A search game is a two-person zero-sum game which takes place in a set called the search space. The searcher can choose any continuous trajectory subject to a maximal velocity constraint. It is always assumed that neither the searcher nor the hider has any knowledge about the movement of the other player until their distance apart is less than or equal to the discovery radius and at this very moment capture occurs. As mathematical models, search games can be applied to areas such as hide-and-seek games that children play or representations of some tactical military situations. The area of search games was introduced in the last chapter of Rufus Isaacs' classic book "Differential Games" and has been developed further by Shmuel Gal and Steve Alpern. The princess and monster game deals with a moving target.

Strategy
A natural strategy to search for a stationary target in a graph is to find a minimal closed curve L that covers all the arcs of the graph. (L is called a Chinese postman tour). Then, traverse L with probability 1/2 for each direction. This strategy seems to work well if the graph is Eulerian. In general, this random Chinese postman tour is indeed an optimal search strategy if and only if the graph consists of a set of Eulerian graphs connected in a tree-like structure. A misleadingly simple example of a graph not in this family consists of two nodes connected by three arcs.
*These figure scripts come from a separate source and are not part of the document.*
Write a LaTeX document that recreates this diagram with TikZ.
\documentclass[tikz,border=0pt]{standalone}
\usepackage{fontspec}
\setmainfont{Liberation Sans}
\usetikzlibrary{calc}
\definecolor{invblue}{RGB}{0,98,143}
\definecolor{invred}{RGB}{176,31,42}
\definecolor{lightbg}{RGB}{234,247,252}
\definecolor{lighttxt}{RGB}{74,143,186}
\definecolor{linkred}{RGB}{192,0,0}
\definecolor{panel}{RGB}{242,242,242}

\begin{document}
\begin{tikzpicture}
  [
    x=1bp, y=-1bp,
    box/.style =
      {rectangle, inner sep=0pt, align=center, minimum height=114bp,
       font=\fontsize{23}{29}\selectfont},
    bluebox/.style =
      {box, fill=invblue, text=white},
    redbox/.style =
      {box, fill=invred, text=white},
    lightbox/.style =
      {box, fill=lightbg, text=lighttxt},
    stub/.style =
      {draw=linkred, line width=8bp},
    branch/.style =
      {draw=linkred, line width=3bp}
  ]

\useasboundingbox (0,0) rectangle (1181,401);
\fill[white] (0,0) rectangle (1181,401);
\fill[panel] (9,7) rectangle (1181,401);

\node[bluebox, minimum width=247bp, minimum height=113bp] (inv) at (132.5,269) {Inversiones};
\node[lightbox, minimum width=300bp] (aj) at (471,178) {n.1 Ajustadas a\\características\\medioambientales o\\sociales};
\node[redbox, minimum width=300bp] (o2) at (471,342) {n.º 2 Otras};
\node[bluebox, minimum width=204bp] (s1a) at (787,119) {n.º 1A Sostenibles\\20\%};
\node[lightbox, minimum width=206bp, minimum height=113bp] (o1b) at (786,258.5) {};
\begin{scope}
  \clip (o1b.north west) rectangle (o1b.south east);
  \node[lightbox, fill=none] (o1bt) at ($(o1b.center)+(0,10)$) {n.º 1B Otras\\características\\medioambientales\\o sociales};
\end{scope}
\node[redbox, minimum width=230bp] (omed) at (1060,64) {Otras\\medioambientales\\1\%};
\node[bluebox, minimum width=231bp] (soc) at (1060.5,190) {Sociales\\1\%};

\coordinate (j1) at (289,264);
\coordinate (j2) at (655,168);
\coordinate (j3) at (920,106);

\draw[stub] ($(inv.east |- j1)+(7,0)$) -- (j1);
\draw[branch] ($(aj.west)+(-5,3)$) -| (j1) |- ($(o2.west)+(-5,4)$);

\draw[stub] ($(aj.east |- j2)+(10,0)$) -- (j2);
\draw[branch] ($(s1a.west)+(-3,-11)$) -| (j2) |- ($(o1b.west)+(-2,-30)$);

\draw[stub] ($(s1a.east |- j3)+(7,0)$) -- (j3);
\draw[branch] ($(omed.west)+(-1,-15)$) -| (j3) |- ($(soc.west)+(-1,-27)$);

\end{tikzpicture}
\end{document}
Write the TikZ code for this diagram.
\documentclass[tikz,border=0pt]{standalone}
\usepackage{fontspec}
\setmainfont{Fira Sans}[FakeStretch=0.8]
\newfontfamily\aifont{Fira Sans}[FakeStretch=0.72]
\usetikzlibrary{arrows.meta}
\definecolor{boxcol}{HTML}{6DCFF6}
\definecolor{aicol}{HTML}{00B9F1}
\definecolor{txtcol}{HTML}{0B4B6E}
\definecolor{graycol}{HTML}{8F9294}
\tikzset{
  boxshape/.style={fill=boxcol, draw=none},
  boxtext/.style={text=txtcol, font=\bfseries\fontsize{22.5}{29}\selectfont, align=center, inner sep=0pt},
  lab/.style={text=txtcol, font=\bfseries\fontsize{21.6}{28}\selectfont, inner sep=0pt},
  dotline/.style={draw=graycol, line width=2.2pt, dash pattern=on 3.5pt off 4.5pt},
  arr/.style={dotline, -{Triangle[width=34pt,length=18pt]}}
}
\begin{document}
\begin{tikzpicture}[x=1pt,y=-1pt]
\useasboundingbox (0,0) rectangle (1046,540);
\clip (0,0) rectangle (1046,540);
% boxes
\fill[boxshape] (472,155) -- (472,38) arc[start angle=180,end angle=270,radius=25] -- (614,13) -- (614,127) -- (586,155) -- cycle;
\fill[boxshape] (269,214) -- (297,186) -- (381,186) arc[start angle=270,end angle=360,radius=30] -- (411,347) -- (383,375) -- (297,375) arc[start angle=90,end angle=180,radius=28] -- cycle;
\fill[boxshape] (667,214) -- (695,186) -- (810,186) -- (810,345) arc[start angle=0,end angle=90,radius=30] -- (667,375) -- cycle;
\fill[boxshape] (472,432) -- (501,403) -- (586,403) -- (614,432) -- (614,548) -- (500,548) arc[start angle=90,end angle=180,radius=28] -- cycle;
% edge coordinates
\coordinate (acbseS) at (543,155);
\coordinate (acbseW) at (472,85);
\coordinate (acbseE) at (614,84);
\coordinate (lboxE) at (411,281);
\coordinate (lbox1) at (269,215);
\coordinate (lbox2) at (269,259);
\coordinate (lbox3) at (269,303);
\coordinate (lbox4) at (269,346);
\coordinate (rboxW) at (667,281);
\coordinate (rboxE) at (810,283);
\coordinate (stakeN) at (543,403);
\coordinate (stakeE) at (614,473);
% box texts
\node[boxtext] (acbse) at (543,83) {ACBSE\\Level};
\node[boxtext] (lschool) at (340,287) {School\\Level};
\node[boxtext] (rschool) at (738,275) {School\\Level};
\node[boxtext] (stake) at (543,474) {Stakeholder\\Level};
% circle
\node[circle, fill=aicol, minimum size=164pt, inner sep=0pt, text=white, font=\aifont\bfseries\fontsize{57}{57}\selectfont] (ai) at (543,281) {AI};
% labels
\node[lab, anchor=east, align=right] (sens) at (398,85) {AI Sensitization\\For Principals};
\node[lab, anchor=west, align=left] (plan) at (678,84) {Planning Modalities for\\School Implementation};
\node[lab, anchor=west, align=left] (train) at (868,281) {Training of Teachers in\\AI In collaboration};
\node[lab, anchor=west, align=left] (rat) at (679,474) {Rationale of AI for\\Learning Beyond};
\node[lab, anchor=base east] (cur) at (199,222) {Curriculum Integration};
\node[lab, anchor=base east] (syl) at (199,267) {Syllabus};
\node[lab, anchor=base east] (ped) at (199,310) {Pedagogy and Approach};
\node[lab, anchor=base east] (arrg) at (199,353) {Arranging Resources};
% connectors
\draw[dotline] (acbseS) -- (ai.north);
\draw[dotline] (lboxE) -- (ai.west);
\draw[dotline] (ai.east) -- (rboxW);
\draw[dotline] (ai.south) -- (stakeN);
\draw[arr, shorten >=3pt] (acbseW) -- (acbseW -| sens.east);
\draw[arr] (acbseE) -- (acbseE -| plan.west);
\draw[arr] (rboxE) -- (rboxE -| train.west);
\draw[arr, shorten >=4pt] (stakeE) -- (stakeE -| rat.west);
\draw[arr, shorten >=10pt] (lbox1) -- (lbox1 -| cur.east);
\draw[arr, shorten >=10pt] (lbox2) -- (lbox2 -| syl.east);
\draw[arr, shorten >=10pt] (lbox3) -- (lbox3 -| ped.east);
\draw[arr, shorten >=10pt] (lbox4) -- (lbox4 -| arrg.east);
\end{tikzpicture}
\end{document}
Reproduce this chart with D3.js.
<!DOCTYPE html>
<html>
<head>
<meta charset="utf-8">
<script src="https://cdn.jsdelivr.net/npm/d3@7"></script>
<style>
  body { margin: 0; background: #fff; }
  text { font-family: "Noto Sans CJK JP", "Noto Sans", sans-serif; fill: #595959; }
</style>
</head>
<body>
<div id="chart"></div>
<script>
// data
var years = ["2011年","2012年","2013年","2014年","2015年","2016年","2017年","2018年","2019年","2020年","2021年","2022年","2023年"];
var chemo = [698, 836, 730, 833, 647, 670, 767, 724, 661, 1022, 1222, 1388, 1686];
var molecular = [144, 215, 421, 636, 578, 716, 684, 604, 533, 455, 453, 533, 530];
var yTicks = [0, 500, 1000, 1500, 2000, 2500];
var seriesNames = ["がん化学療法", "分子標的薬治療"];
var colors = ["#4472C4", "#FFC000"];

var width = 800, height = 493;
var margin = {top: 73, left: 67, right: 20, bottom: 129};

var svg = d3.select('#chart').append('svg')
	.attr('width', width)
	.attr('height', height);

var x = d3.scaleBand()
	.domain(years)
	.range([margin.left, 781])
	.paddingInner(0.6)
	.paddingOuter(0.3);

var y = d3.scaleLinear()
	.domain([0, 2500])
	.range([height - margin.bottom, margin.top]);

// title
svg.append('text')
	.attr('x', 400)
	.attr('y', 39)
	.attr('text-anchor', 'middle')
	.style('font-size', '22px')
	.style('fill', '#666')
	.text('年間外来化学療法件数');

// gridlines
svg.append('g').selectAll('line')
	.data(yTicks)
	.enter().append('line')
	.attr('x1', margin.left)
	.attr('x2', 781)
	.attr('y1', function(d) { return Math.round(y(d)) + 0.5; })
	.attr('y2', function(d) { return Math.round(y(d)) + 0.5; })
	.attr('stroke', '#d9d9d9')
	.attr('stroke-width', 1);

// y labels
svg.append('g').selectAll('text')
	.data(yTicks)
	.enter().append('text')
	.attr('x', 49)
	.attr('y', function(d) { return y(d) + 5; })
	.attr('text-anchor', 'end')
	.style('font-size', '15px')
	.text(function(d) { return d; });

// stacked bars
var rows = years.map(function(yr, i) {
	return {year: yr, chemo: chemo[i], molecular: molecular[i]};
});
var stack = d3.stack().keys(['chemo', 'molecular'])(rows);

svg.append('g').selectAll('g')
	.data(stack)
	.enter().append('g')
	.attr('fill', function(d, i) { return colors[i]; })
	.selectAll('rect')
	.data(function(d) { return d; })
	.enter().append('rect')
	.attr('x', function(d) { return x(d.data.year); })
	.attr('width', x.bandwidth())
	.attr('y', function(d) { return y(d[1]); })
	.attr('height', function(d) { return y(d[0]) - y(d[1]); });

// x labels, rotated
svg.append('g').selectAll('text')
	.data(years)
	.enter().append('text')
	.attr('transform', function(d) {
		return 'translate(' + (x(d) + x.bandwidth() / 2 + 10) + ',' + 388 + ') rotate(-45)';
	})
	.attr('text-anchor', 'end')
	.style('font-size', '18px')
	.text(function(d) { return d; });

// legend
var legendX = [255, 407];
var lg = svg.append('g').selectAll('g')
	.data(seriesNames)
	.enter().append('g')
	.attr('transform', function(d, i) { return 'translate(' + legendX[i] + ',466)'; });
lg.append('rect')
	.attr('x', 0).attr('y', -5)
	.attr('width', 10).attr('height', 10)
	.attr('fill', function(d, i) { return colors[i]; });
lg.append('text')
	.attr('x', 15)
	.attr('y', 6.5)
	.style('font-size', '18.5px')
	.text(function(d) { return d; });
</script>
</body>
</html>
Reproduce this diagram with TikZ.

The random Chinese postman tour (equivalent to traversing the three arcs in a random order) is not optimal, and the optimal way to search these three arcs is complicated.

Unbounded domains

In general, the reasonable framework for searching an unbounded domain, as in the case of an online algorithm, is to use a normalized cost function (called the competitive ratio in Computer Science literature). The minimax trajectory for problems of these types is always a geometric sequence (or exponential function for continuous problems). This result yields an easy method to find the minimax trajectory by minimizing over a single parameter (the generator of this sequence) instead of searching over the whole trajectory space. This tool has been used for the linear search problem, i.e., finding a target on the infinite line, which has attracted much attention over several decades and has been analyzed as a search game. It has also been used to find a minimax trajectory for searching a set of concurrent rays. Optimal searching in the plane is performed by using exponential spirals. 
Searching a set of concurrent rays was later re-discovered in Computer Science literature as the 'cow-path problem'.